La réhabilitation de Louis Renault mise à mal par la justice
La campagne médiatique et les invitations complaisantes sur les plateaux de télévision ou de radio n’y ont rien fait. L’entreprise de réhabilitation de Louis Renault par ses ayant-droits a été mise en échec par la justice mercredi. Le Tribunal de Grande instance de Paris s’est déclaré incompétent pour statuer sur leur demande de réparation pour la nationalisation-sanction du constructeur automobile Renault en 1945.
L’association Esprit de résistance, qui se bat contre la réécriture de l’histoire par les hériters de Louis Renault, voit dans cette décision une “première étape positive, et nous nous en félicitons. Toutefois, souligne t’elle dans son communiqué, les enjeux sont tels que les héritiers Renault ne vont pas forcément renoncer aussi simplement. Il convient donc de rester mobilisés et vigilants. A nous de faire connaître la réalité de la collaboration de Renault avec l’occupant, qui lui a attribué un taux de profit supérieur à celui de tous ses autres fournisseurs. A nous de faire connaître aux Français d’aujourd’hui la dure réalité de la répression dans les usines Renault pendant la guerre.”
“Un instrument entre les mains de la Wehrmacht”
Même satisfaction et vigilance de la part de l’avocat de la CGT-Métallurgie, “intervenant volontaire” dans le dossier. Pour Me Jean-Paul Teissonnière, cette décision du TGI “est juridiquement fondée et moralement extrêmement réconfortante”. A ses yeux, attaquer l’ordonnance ayant confisqué à la Libération “ce qui était devenu un instrument entre les mains de la Wehrmacht, revêtait un aspect provocateur”. Le tribunal “n’est pas tombé dans le piège”, s’est félicité l’avocat.

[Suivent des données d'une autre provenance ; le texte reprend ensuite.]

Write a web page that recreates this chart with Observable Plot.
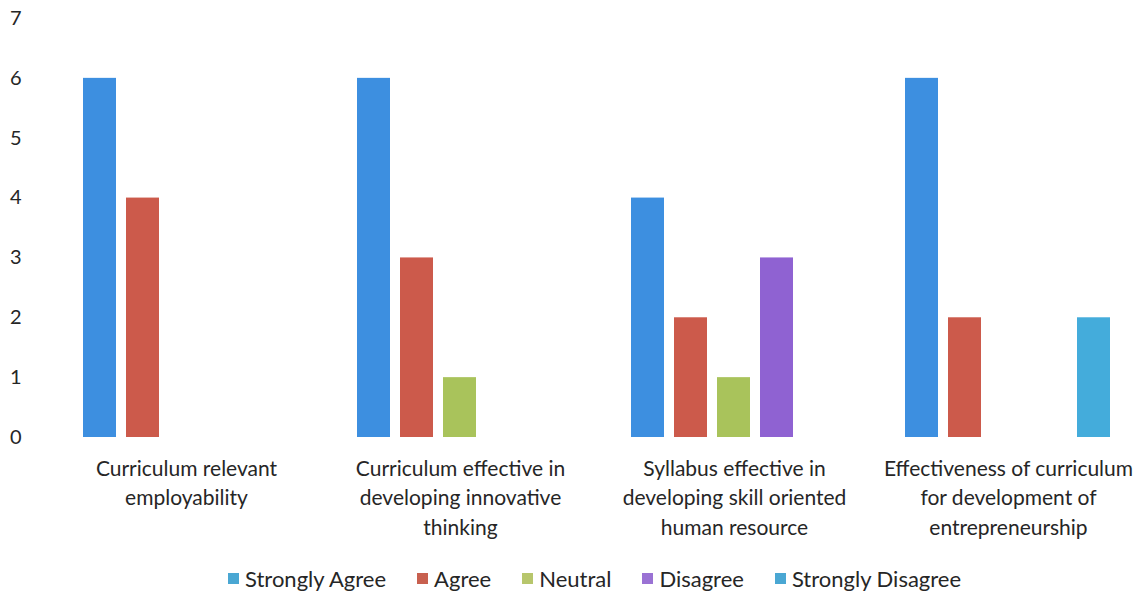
<!DOCTYPE html>
<html>
<head>
<meta charset="utf-8">
<script src="https://cdn.jsdelivr.net/npm/d3@7"></script>
<script src="https://cdn.jsdelivr.net/npm/@observablehq/plot@0.6"></script>
<style>
  html, body { margin: 0; padding: 0; background: #fff; }
  body { width: 1146px; height: 594px; overflow: hidden; font-family: Lato, "Open Sans", sans-serif; }
  #legend { position: absolute; left: 228px; top: 562px; display: flex; align-items: center; height: 32px; font-size: 22px; color: #262626; white-space: nowrap; }
  #legend span.item { display: flex; align-items: center; margin-right: 31px; }
  #legend span.sw { width: 11px; height: 11px; display: inline-block; margin-right: 6px; }
</style>
</head>
<body>
<div id="chart"></div>
<div id="legend"></div>
<script>
const categories = [
  "Curriculum relevant\nemployability",
  "Curriculum effective in\ndeveloping innovative\nthinking",
  "Syllabus effective in\ndeveloping skill oriented\nhuman resource",
  "Effectiveness of curriculum\nfor development of\nentrepreneurship"
];
const seriesNames = ["Strongly Agree", "Agree", "Neutral", "Disagree", "Strongly Disagree"];
const stronglyAgree = [6, 6, 4, 6];
const agree = [4, 3, 2, 2];
const neutral = [0, 1, 1, 0];
const disagree = [0, 0, 3, 0];
const stronglyDisagree = [0, 0, 0, 2];
const barColors = ["#3d8fe0", "#cc5a4b", "#a9c35b", "#8f62d2", "#44acdb"];
const legendColors = ["#4aa7d3", "#c8604f", "#b7c66c", "#9a72d4", "#4aa7d3"];
const yTicks = [0, 1, 2, 3, 4, 5, 6, 7];

const seriesValues = [stronglyAgree, agree, neutral, disagree, stronglyDisagree];
const data = [];
categories.forEach((c, i) => {
  seriesNames.forEach((s, j) => {
    data.push({category: c, series: s, value: seriesValues[j][i]});
  });
});

const chart = Plot.plot({
  width: 1146,
  height: 558,
  marginLeft: 48,
  marginRight: 0,
  marginTop: 18,
  marginBottom: 121,
  style: {fontFamily: "Lato, 'Open Sans', sans-serif", color: "#262626", background: "#fff"},
  fx: {domain: categories, padding: 0, label: null},
  x: {domain: seriesNames, paddingInner: 0.23, paddingOuter: 0.74, axis: null},
  y: {domain: [0, 7], label: null},
  color: {domain: seriesNames, range: barColors},
  marks: [
    Plot.barY(data.filter(d => d.value > 0), {fx: "category", x: "series", y: "value", fill: "series"}),
    Plot.axisY({ticks: yTicks, tickSize: 0, tickPadding: 28, fontSize: 20, label: null, tickFormat: d => String(d)}),
    Plot.axisFx({anchor: "bottom", tickSize: 0, tickPadding: 18, fontSize: 21, lineHeight: 1.39, lineAnchor: "top", textAnchor: "middle", label: null})
  ]
});
document.getElementById("chart").appendChild(chart);

const legend = document.getElementById("legend");
seriesNames.forEach((s, i) => {
  const item = document.createElement("span");
  item.className = "item";
  const sw = document.createElement("span");
  sw.className = "sw";
  sw.style.background = legendColors[i];
  const t = document.createElement("span");
  t.textContent = s;
  item.appendChild(sw);
  item.appendChild(t);
  legend.appendChild(item);
});
</script>
</body>
</html>
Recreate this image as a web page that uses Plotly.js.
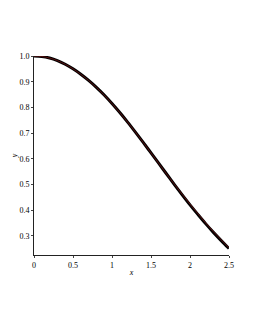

“Un discours révisionniste”
La Fédération nationale des déportés, internés, résistants et patriotes (FNDIRP), “par l’intermédiaire de ses conseils, s’est aussi félicité de la décision rendue par le TGI de Paris”. “On vient nous demander la réhabilitation de quelqu’un qui a vu ses biens confisqués pour avoir collaboré avec l’ennemi… Nous sommes face à un discours révisionniste”, avait vivement riposté Me Alain Lévy, avocat de la FNDIRP, autre intervenant volontaire dans le dossier. Pendant la guerre, “une très grande majorité de la production de Renault est partie à l’ennemi”, l’entreprise n’a apporté aucune aide à la Résistance ni n’a “demandé à ses ouvriers de saboter” l’outil de production, avait-il asséné.
Les héritiers font appel
Aussitôt connue le jugement, les avocats des héritiers de Louis Renault ont annoncé qu’ils faisaient appel. Selon les petits-enfants de Louis Renault, l’ordonnance de confiscation de 1945 ayant transformé Renault en régie nationale est contraire aux droits fondamentaux, de la propriété notamment. Voilà pourquoi ils avaient soumis au TGI une question prioritaire de constitutionnalité (QPC) contestant la validité de cette ordonnance.
“Le juge de la mise en état a dit le tribunal de grande instance de Paris incompétent pour statuer sur l’action des héritiers Renault et renvoyé les parties à mieux se pourvoir”, indique le jugement rendu mercredi. “Il n’y a donc pas lieu de statuer sur la demande de transmission de la QPC soulevée par les demandeurs”, ajoute le texte.
A l’audience, le 14 décembre, Me Thierry Lévy, avocat des héritiers, avait considéré que la confiscation sans indemnisation des usines Renault avait constitué une “voie de fait” et relevait donc des juridictions judiciaires. Le TGI en a jugé autrement. Pour lui, la voie de fait n’est pas établie et “seules les juridictions de l’ordre administratif peuvent juger” de cette action.
Déjà défaits devant les juridictions administratives
Si la cour d’appel confirme cette incompétence, “nous irons devant le tribunal administratif”, a assuré Me Louis-Marie de Roux, associé de Me Lévy. Mais là aussi, la partie n’est pas gagnée pour les héritiers de Louis Renault. Comme le rappelle l’association Esprit de résistance, “dans la voie administrative, le sujet a déjà été jugé en 1959 et 1961 par le conseil d’Etat et que les héritiers Renault ont perdu”.